El pasado jueves 20 de marzo se terminó el verano en el Perú. Me refiero al verano oficial, el del calendario regular. El otro, el verano del cuerpo, se extenderá hasta fines de mes para felicidad de playeros y adictos a la vitamina D. En general, es una buena noticia para Lima. A Lima el verano le queda pintado. Así como hay ciudades cuya personalidad reluce durante el invierno (París, Nueva York, Praga), el temperamento de Lima aflora entre fines de diciembre y principios de abril.
En invierno –por la humedad, la niebla o la garúa miserable– la ciudad se convierte en una criatura hostil que deprime al más optimista.

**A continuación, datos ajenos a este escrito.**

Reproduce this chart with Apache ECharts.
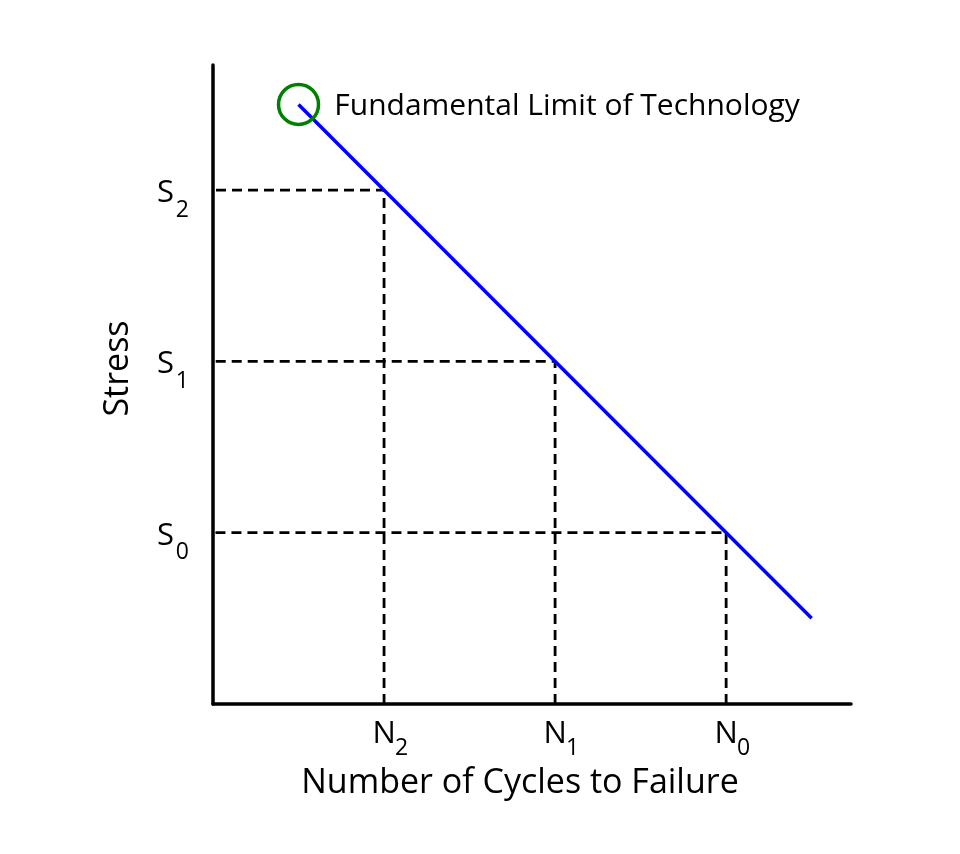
<!DOCTYPE html>
<html><head><meta charset="utf-8">
<script src="https://cdn.jsdelivr.net/npm/echarts@6/dist/echarts.min.js"></script>
<style>html,body{margin:0;padding:0;background:#fff}#c{width:960px;height:854px}</style>
</head><body><div id="c"></div>
<script>
// Data
const cycleTicks = [1, 2, 3];           // N2, N1, N0 positions
const cycleLabels = ['2', '1', '0'];    // subscripts for N
const stressTicks = [3, 2, 1];          // S2, S1, S0 positions
const stressLabels = ['2', '1', '0'];   // subscripts for S
const snCurve = [[0.5, 3.5], [3.5, 0.5]];
const limitPoint = [[0.5, 3.5]];
const limitText = 'Fundamental Limit of Technology';
const axisMax = 3.73;

const font = 'Open Sans';
const chart = echarts.init(document.getElementById('c'), null, {renderer: 'canvas'});

const dashSeries = cycleTicks.map((n, i) => ({
  type: 'line',
  data: [[n, 0], [n, stressTicks[i]], [0, stressTicks[i]]],
  symbol: 'none',
  lineStyle: {color: '#000', width: 2.8, type: [10, 6]},
  silent: true, z: 1
}));

function pick(ticks, labels, letter) {
  return function (v) {
    const i = ticks.findIndex(t => Math.abs(t - v) < 1e-6);
    return i < 0 ? '' : (letter != null ? letter : labels[i]);
  };
}
const base = {
  type: 'value', min: 0, max: axisMax, interval: 1,
  axisTick: {show: false}, splitLine: {show: false}
};
const mainStyle = {fontFamily: font, fontSize: 31, color: '#000'};
const subStyle = {fontFamily: font, fontSize: 23, color: '#000'};

chart.setOption({
  animation: false,
  grid: {left: 213, top: 65, right: 109, bottom: 150, containLabel: false},
  xAxis: [
    Object.assign({}, base, {
      position: 'bottom',
      axisLine: {show: true, lineStyle: {color: '#000', width: 3.5}},
      axisLabel: Object.assign({formatter: pick(cycleTicks, cycleLabels, 'N'), margin: 15, showMaxLabel: false}, mainStyle),
      name: 'Number of Cycles to Failure', nameLocation: 'middle', nameGap: 62,
      nameTextStyle: {fontFamily: font, fontSize: 34, color: '#000', padding: [0, 24, 0, 0]}
    }),
    Object.assign({}, base, {
      position: 'bottom',
      axisLine: {show: false},
      axisLabel: Object.assign({formatter: pick(cycleTicks, cycleLabels), margin: 33,
        padding: [0, 0, 0, 35], showMaxLabel: false}, subStyle)
    })
  ],
  yAxis: [
    Object.assign({}, base, {
      position: 'left',
      axisLine: {show: true, lineStyle: {color: '#000', width: 3.5}},
      axisLabel: Object.assign({formatter: pick(stressTicks, stressLabels, 'S'), margin: 39,
        verticalAlign: 'top', lineHeight: 6, showMaxLabel: false}, mainStyle),
      name: 'Stress', nameLocation: 'middle', nameGap: 78,
      nameTextStyle: {fontFamily: font, fontSize: 34, color: '#000', padding: [0, 0, 0, 32]}
    }),
    Object.assign({}, base, {
      position: 'left',
      axisLine: {show: false},
      axisLabel: Object.assign({formatter: pick(stressTicks, stressLabels), margin: 24,
        verticalAlign: 'top', lineHeight: 40, showMaxLabel: false}, subStyle)
    })
  ],
  series: dashSeries.concat([
    {
      type: 'line', data: snCurve, symbol: 'none',
      lineStyle: {color: '#0000ff', width: 3.5}, z: 3, silent: true
    },
    {
      type: 'scatter', data: limitPoint, symbol: 'circle', symbolSize: 40,
      itemStyle: {color: 'rgba(0,0,0,0)', borderColor: '#008000', borderWidth: 3.5, opacity: 1},
      label: {show: true, position: 'right', distance: 14, offset: [0, 2], formatter: limitText,
        fontFamily: font, fontSize: 30, color: '#000'},
      z: 4, silent: true
    }
  ])
});
</script></body></html>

En verano, sin embargo, se torna amigable, rejuvenece, cae bien. Dan ganas de salir, de respirar el aire salino, de comer un helado, de correr a la playa a tocar el mar con los pies. Así ha sido desde siempre. Esta foto de 1980 confirma esa premisa.
Un heterogéneo grupo de bañistas ha bajado a Chorrillos a refrescarse. Llaman la atención la mujer de pelo corto y traje de baño oscuro que parece tener entre las manos un pomo de bronceador; también el muchacho de camisa que avanza entre las aguas con un bulto en la espalda; y sin duda el caballero de pelo crespo y bigote espeso que guarda un cierto parecido a García Márquez, cuyo diminuto bañador a rayas más parece un bóxer pasado de moda. Pero si hay un punto al que la mirada se dirige es el personaje que no está vestido para la ocasión, el que se sale del contexto: el elegante caballero que ha detenido su carretilla sobre la franja que separa la arena seca de la mojada. No se distingue bien la mercancía que ofrece, pero no le falta clientela.
Eso tampoco ha cambiado en los últimos cuarenta años: el peruano sigue trabajando en cualquier estación, sale a chambear sin mirar el reporte climático, y no le importa si, para ganar un puñado de monedas, tiene que pasar dos horas bajo el sol, de espaldas al mar, con pantalón, zapatos, sombrero y camisa de manga larga.